The trouble with leap seconds
Depending on how much Earth’s rotations speed up and how long that trend continues, scientists might have to take action. “There is this concern at the moment that if Earth’s rotation rate increases further that we might need to have what’s called a negative leap second,” Whibberley says. “In other words, instead of inserting an extra second to allow Earth to catch up, we have to take out a second from the atomic timescale to bring it back into state with Earth.”
But a negative leap second would present scientists with a whole new set of challenges. “There’s never been a negative leap second before and the concern is that software that would have to handle that has never been tested operationally before,” Whibberley adds.
Whether a regular leap second or a negative leap second is called for, in fact, these tiny changes can be a massive headache for industries ranging from telecommunications to navigation systems. That’s because leap seconds meddle with time in a way that computers aren’t prepared to handle.
“The primary backbone of the internet is that time is continuous,” Levine says. When there’s not a steady, continuous feed of information, things fall apart. Repeating a second or skipping over it trips up the whole system and can cause gaps in what’s supposed to be a steady stream of data. Leap seconds also present a challenge for the financial industry, where each transaction must have its own unique time stamp — a potential problem when that 23:59:59 second repeats itself.
Some companies have sought out their own solutions to leap seconds, like the Google smear. Instead of stopping the clock to let Earth catch up with atomic time, Google makes each second a tiny bit longer on a leap second day. “That’s a way of doing it,” Levine says, “but that doesn’t agree with the international standard for how time is defined.”
Time as a tool
In the grand scheme of things, though, we’re talking about very tiny amounts of time — just one second every couple of years.
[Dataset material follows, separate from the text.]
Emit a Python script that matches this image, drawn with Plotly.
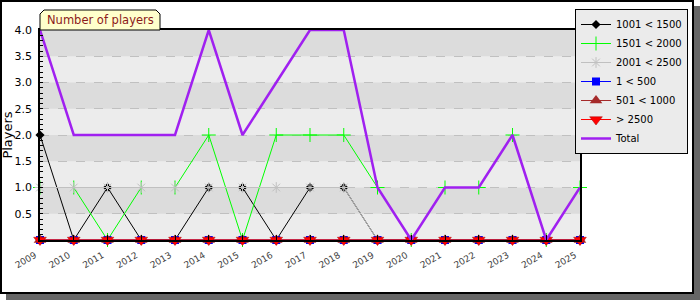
import plotly.graph_objects as go

years = list(range(2009, 2026))
s_1001_1500 = [2, 0, 1, 0, 0, 1, 1, 0, 1, 1, 0, 0, 0, 0, 0, 0, 0]
s_1501_2000 = [1, 1, 0, 1, 1, 2, 0, 2, 2, 2, 1, 0, 1, 1, 2, 0, 1]
s_2001_2500 = [1, 1, 1, 1, 1, 1, 1, 1, 1, 1, 0, 0, 0, 0, 0, 0, 0]
s_1_500 = [0] * 17
s_501_1000 = [0] * 17
s_2500_plus = [0] * 17
total = [4, 2, 2, 2, 2, 4, 2, 3, 4, 4, 1, 0, 1, 1, 2, 0, 1]

y_ticks = [0.5, 1.0, 1.5, 2.0, 2.5, 3.0, 3.5, 4.0]

FONT = "DejaVu Sans"
W, H = 700, 300
L, R, T, B = 40, 580, 30, 240


def px(x):
    return (x - L) / (R - L)


def py(y):
    return (B - y) / (B - T)


fig = go.Figure()

series = [
    ("1001 < 1500", s_1001_1500, dict(color="black", width=1),
     dict(symbol="diamond", size=7, color="black")),
    ("1501 < 2000", s_1501_2000, dict(color="#00ff00", width=1),
     dict(symbol="cross-thin", size=10, line=dict(color="#00ff00", width=1))),
    ("2001 < 2500", s_2001_2500, dict(color="#c0c0c0", width=1),
     dict(symbol="asterisk", size=9, line=dict(color="#c0c0c0", width=1))),
    ("1 < 500", s_1_500, dict(color="#0000ff", width=1),
     dict(symbol="square", size=8, color="#0000ff")),
    ("501 < 1000", s_501_1000, dict(color="#a52a2a", width=1),
     dict(symbol="triangle-up", size=11, color="#a52a2a")),
    ("> 2500", s_2500_plus, dict(color="#ff0000", width=1),
     dict(symbol="triangle-down", size=11, color="#ff0000",
          line=dict(color="#aa0000", width=0.5))),
]

for name, vals, ln, mk in series:
    fig.add_trace(go.Scatter(x=years, y=vals, name=name, mode="lines+markers",
                             line=ln, marker=mk, cliponaxis=False))

fig.add_trace(go.Scatter(x=years, y=total, name="Total", mode="lines",
                         line=dict(color="#a020f0", width=2.5), cliponaxis=False))

shapes = []
# chart shadow and frame
shapes.append(dict(type="rect", xref="paper", yref="paper", x0=px(693), x1=px(700),
                   y0=py(6), y1=py(300), fillcolor="#666666", line=dict(width=0), layer="below"))
shapes.append(dict(type="rect", xref="paper", yref="paper", x0=px(6), x1=px(700),
                   y0=py(293), y1=py(300), fillcolor="#666666", line=dict(width=0), layer="below"))
shapes.append(dict(type="rect", xref="paper", yref="paper", x0=px(1), x1=px(693),
                   y0=py(1), y1=py(293), fillcolor="rgba(0,0,0,0)",
                   line=dict(color="black", width=2), layer="above"))
# alternating bands
for i in range(4):
    lo = 0.5 + i * 1.0
    shapes.append(dict(type="rect", xref="paper", yref="y", x0=0, x1=1, y0=lo, y1=lo + 0.5,
                       fillcolor="#dcdcdc", line=dict(width=0), layer="below"))
# legend shadow
shapes.append(dict(type="rect", xref="paper", yref="paper", x0=px(581), x1=px(686),
                   y0=py(15), y1=py(152), fillcolor="#d8d8d8", line=dict(width=0), layer="above"))
# title tab
tx0, tx1, ty0, ty1, c = 40, 160, 10, 30, 4
path = "M {a},{b} L {a},{c1} L {a2},{d} L {e2},{d} L {e},{c1} L {e},{b} Z".format(
    a=px(tx0), b=py(ty1), c1=py(ty0 + c), a2=px(tx0 + c), d=py(ty0),
    e2=px(tx1 - c), e=px(tx1))
shapes.append(dict(type="path", xref="paper", yref="paper", path=path,
                   fillcolor="#ffffcc", line=dict(color="black", width=1), layer="above"))

fig.update_layout(
    width=W, height=H,
    margin=dict(l=L, r=W - R, t=T, b=H - B, pad=0, autoexpand=False),
    paper_bgcolor="white",
    plot_bgcolor="#ececec",
    font=dict(family=FONT, size=11, color="black"),
    shapes=shapes,
    showlegend=True,
    legend=dict(x=px(575), y=py(9), xanchor="left", yanchor="top",
                bgcolor="#ebebeb", bordercolor="black", borderwidth=1,
                font=dict(family=FONT, size=10, color="black"),
                traceorder="normal", itemwidth=30, tracegroupgap=0),
    annotations=[dict(text="Number of players", xref="paper", yref="paper",
                      x=px(100), y=py(20), xanchor="center", yanchor="middle",
                      showarrow=False, font=dict(family=FONT, size=11.5, color="#8b1a1a"))],
)

fig.update_xaxes(range=[2009, 2025], tickvals=years, ticktext=[str(y) for y in years],
                 tickangle=-30, tickfont=dict(family=FONT, size=9, color="#444444"),
                 ticks="inside", ticklen=5, tickcolor="black",
                 ticklabelshift=-5, ticklabelstandoff=5, automargin=False,
                 showgrid=False, zeroline=False, showline=True, linecolor="black",
                 linewidth=1.5, mirror=True)
fig.update_yaxes(range=[0, 4], tickvals=y_ticks, tickformat=".1f",
                 tickfont=dict(family=FONT, size=11, color="black"),
                 ticks="inside", ticklen=3, tickcolor="black", ticklabelstandoff=4,
                 minor=dict(dtick=0.1, ticks="inside", ticklen=3, tickcolor="black", showgrid=False),
                 showgrid=True, gridcolor="#c0c0c0", griddash="dash", gridwidth=1,
                 zeroline=False, showline=True, linecolor="black", linewidth=1.5, mirror=True,
                 automargin=False,
                 title=dict(text="Players", font=dict(family=FONT, size=13), standoff=0))

fig.write_html("out.html")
You’ve lived through plenty of leap seconds and probably weren’t even aware of them. And if we view time as a tool to measure things we see in the world around us, like the transition from one day to the next, then there’s an argument to be made for following the time set by the movement of Earth rather than the electrons in an atomic clock — no matter how precise they might be.
Levine says he thinks that leap seconds might not be worth the trouble they cause: “My private opinion is that the cure is worse than the disease.” If we stopped adjusting our clocks to account for leap seconds, it could take a century to get even a minute off from the “true” time recorded by atomic clocks.
Still, he concedes that while it’s true that time is just a construct, a decidedly human attempt to make sense of our experiences in a big, weird universe, “it’s also true that you have the idea that at 12 o’clock noon, the Sun is overhead. And so you, although you don’t think about it often, do have a link to astronomical time.” Leap seconds are just a tiny, nearly invisible way of keeping that link alive.